### TASK REQUIREMENTS
Return, without pictures, the lines from the start of the data through the one that contains "plt.rcParams['font.family'] = ['Lato', 'DejaVu".

### DATA RECORDS

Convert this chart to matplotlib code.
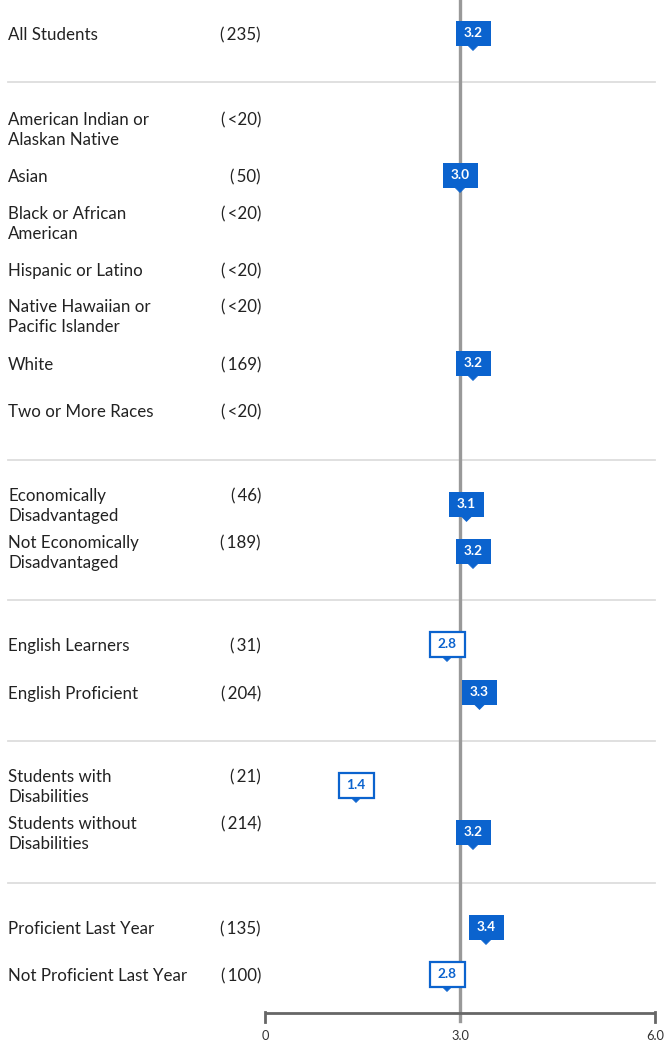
import matplotlib
matplotlib.use("Agg")
import matplotlib.pyplot as plt
from matplotlib.patches import Polygon

plt.rcParams['font.family'] = ['Lato', 'DejaVu Sans']

groups = ["All Students",
          "American Indian or\nAlaskan Native", "Asian", "Black or African\nAmerican",
          "Hispanic or Latino", "Native Hawaiian or\nPacific Islander", "White",
          "Two or More Races",
          "Economically\nDisadvantaged", "Not Economically\nDisadvantaged",
          "English Learners", "English Proficient",
          "Students with\nDisabilities", "Students without\nDisabilities",
          "Proficient Last Year", "Not Proficient Last Year"]
counts = ["(235)", "(<20)", "(50)", "(<20)", "(<20)", "(<20)", "(169)", "(<20)",
          "(46)", "(189)", "(31)", "(204)", "(21)", "(214)", "(135)", "(100)"]
scores = [3.2, None, 3.0, None, None, None, 3.2, None,
          3.1, 3.2, 2.8, 3.3, 1.4, 3.2, 3.4, 2.8]
outlined = [False, False, False, False, False, False, False, False,
            False, False, True, False, True, False, False, True]
# row centres in pixels (layout)
row_y = [33, 128, 175, 222, 269, 315, 363, 410, 504, 551, 644, 692, 785, 832, 927, 974]
sep_y = [82, 460, 600, 741, 883]
ticks = [0, 3.0, 6.0]
tick_labels = ["0", "3.0", "6.0"]

W, H = 665, 1042
x0, x1 = 265, 655          # pixel positions of 0 and 6.0
scale = (x1 - x0) / 6.0

def px(p):
    return (p - x0) / scale

blue = "#0b63ce"
fig = plt.figure(figsize=(W / 100, H / 100), dpi=100)
ax = fig.add_axes([0, 0, 1, 1])
ax.set_xlim(px(0), px(W))
ax.set_ylim(H, 0)
ax.axis("off")

# separators
for y in sep_y:
    ax.plot([px(8), px(655)], [y, y], color="#dddddd", lw=1.3, zorder=1)

# reference line at 3.0
ax.plot([3.0, 3.0], [0, 1021], color="#999999", lw=2.4, zorder=2)

# axis
ax.plot([0, 6.0], [1013, 1013], color="#666666", lw=2, zorder=3, solid_capstyle="butt")
for t, lab in zip(ticks, tick_labels):
    if t != 3.0:
        ax.plot([t, t], [1012, 1022], color="#666666", lw=2, zorder=3)
    ax.text(t, 1036, lab, ha="center", va="center", fontsize=9.3, color="#333333")

# labels and counts
for name, n, y in zip(groups, counts, row_y):
    ax.text(px(8), y + 2, name, ha="left", va="center", fontsize=12.2,
            color="#222222", linespacing=1.36)
    nl = name.count("\n")
    ty = y - 10 if nl else y
    ax.text(px(261), ty + 2, n.replace("(", "(\u2009"), ha="right", va="center",
            fontsize=12.2, color="#222222")

# callout markers
bw = 35 / scale
bh = 25
tw = 10 / scale
th = 5
for s, o, y in zip(scores, outlined, row_y):
    if s is None:
        continue
    top, bot = y - bh / 2, y + bh / 2
    box = Polygon([(s - bw / 2, top), (s + bw / 2, top), (s + bw / 2, bot),
                   (s - bw / 2, bot)], closed=True,
                  facecolor="white" if o else blue, edgecolor=blue,
                  lw=1.6 if o else 0, zorder=5)
    ax.add_patch(box)
    tip = Polygon([(s - tw / 2, bot), (s + tw / 2, bot), (s, bot + th)],
                  closed=True, facecolor=blue, edgecolor=blue, lw=0.5, zorder=5)
    ax.add_patch(tip)
    ax.text(s, y, f"{s:.1f}", ha="center", va="center", fontsize=9.8,
            fontweight="bold", color=blue if o else "white", zorder=6)

fig.savefig("out.png", dpi=100)
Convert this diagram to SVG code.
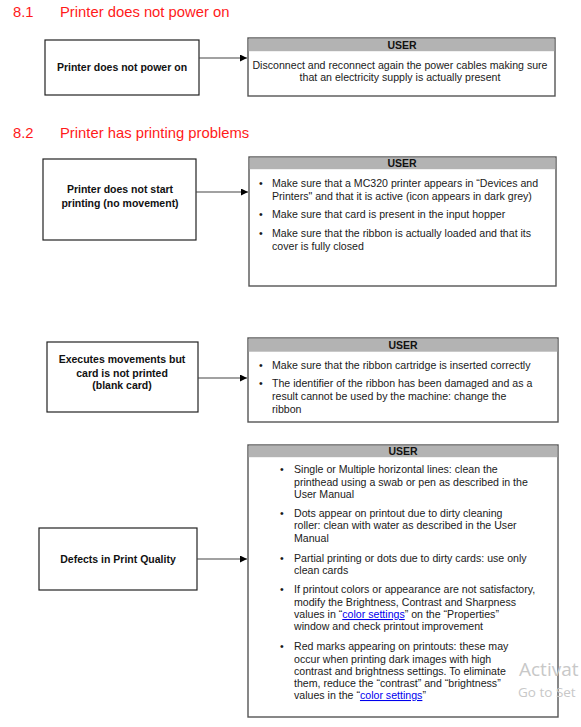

### EXERCISE RESPONSE
Convert this chart to matplotlib code.
import matplotlib
matplotlib.use("Agg")
import matplotlib.pyplot as plt
from matplotlib.patches import Polygon

plt.rcParams['font.family'] = ['Lato', 'DejaVu Sans']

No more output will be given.